Saudara, jika kita melihat kehidupan para imam ini sesungguhnya adalah suatu kehidupan yang sangat menyedihkan sekali.  Banding Ul. 17:12.  Imam punya otoritas yang cukup tinggi dalam perkataannya.  Hosea menyaksikan bagaimana otoritas para imam telah jatuh, sayang sekali.  Karena tidak ada otoritas dalam perkataan imam, maka tidak mungkin rakyat mau mendengar mereka,  rakyat juga tahu bahwa mereka tidak melakukan apa yang mereka ajarkan, apa yang mau mereka ajarkan, jika mereka juga melupakan apa yang harus mereka ajarkan.  Kehidupan imam yang seharusnya menjadi teladan telah menjadi penjerumus jemaat.

Saudara, saya pernah melihat sebuah karikatur  tentang gereja yang ditutup.  Di bawah dari gambar itu ditulis, “Bagaimana mungkin Tuhan dimuliakan jika gereja telah menjadi mati?”  Kalau saya boleh katakan, gereja itu mati karena kerohanian jemaatnya juga mati.  Kualitas hidup jemaat menjadi menurun karena mereka tidak dibawa kepada pengenalan yang benar akan Allah oleh hamba Tuhannya.  Di mana tanggung jawab hamba Tuhan saat gereja mengalami seperti itu?  Apa  yang harus dilakukan oleh para hamba Tuhan jika gereja sudah seperti itu?

Pertanyaan itu juga yang perlu kita renungkan saat ini.  Bagaimana tanggung jawab kita atas domba-domba yang Tuhan percayakan pada kita? Sudahkah kita membawa jemaat pada pengenalan yang benar akan Allah, sudahkah kita menyatakan kepada jemaat bahwa sebagai anak-anak Tuhan mereka harus menjaga kekudusan hidup.  Ataukah kita malah ikut terjerumus dalam dosa yang mereka lakukan?  Bisakah kita menegur jemaat yang hidupnya menyimpang dari firman Tuhan sedangkan kita sendiri juga menyimpang dari firman Tuhan.  Memang ada jemaat yang tetap setia tidak ikut-ikutan hamba Tuhan melakukan  kesalahan, tapi bukankah tidak sedikit juga jemaat yang hancur karena hamba Tuhannya tidak bisa memberi pengajaran dan teladan hidup yang baik ?

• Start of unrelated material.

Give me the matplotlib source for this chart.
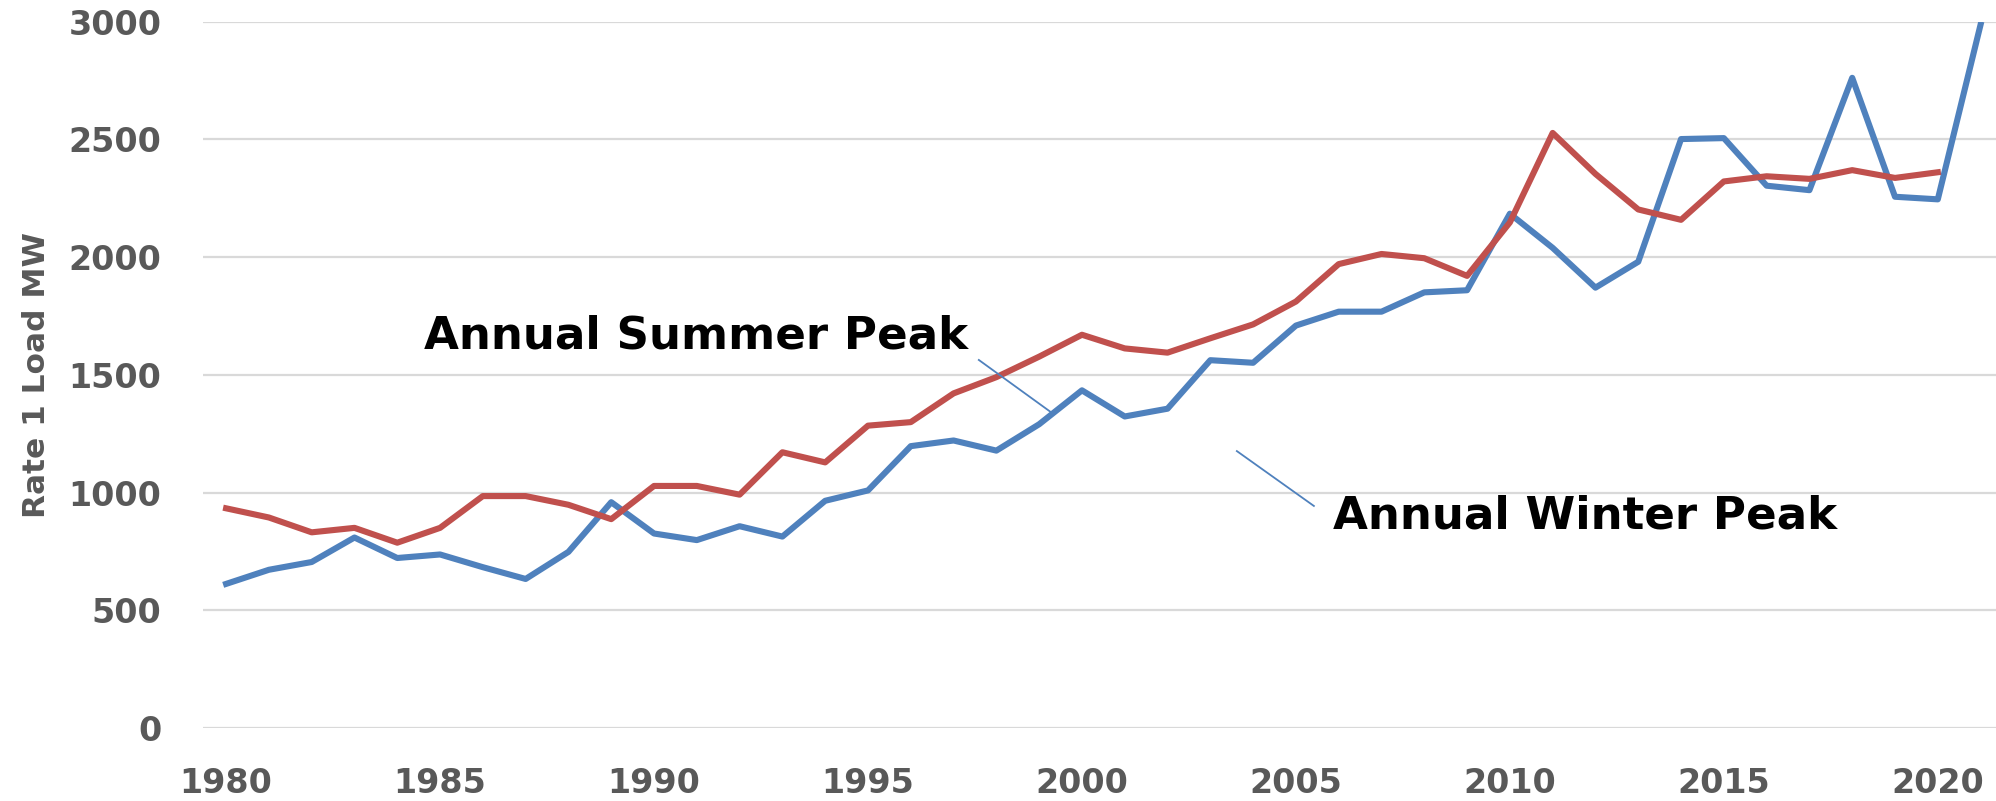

Saudara, kita bisa berkotbah tentang kudusnya hidup tapi sudahkah kita menjaga kekudusan hidup kita ?  Kita bisa berkotbah jangan mencuri, tapi apakah kita pernah mengambil keuntungan dari pelayanan kita ?  Kita bisa berkotbah tentang figur Tuhan Yesus sebagai Gembala yang baik, tapi sudahkah kita menjadi figur gembala yang baik, seperti yang Tuhan  Yesus kehendaki.  Pada saat kita sudah melayani Tuhan,  pelayanan seperti apa yang kita persembahkan kepada Tuhan?

Kiranya firman Tuhan ini boleh mengingatkan kita  akan panggilan  sebagai hamba Tuhan.  Kiranya kita boleh menjadi hamba yang hidupnya berkenan di hadapan Tuhan dan menjadi hamba yang bertanggung jawab atas jemaat yang Tuhan percayakan pada kita. Amin.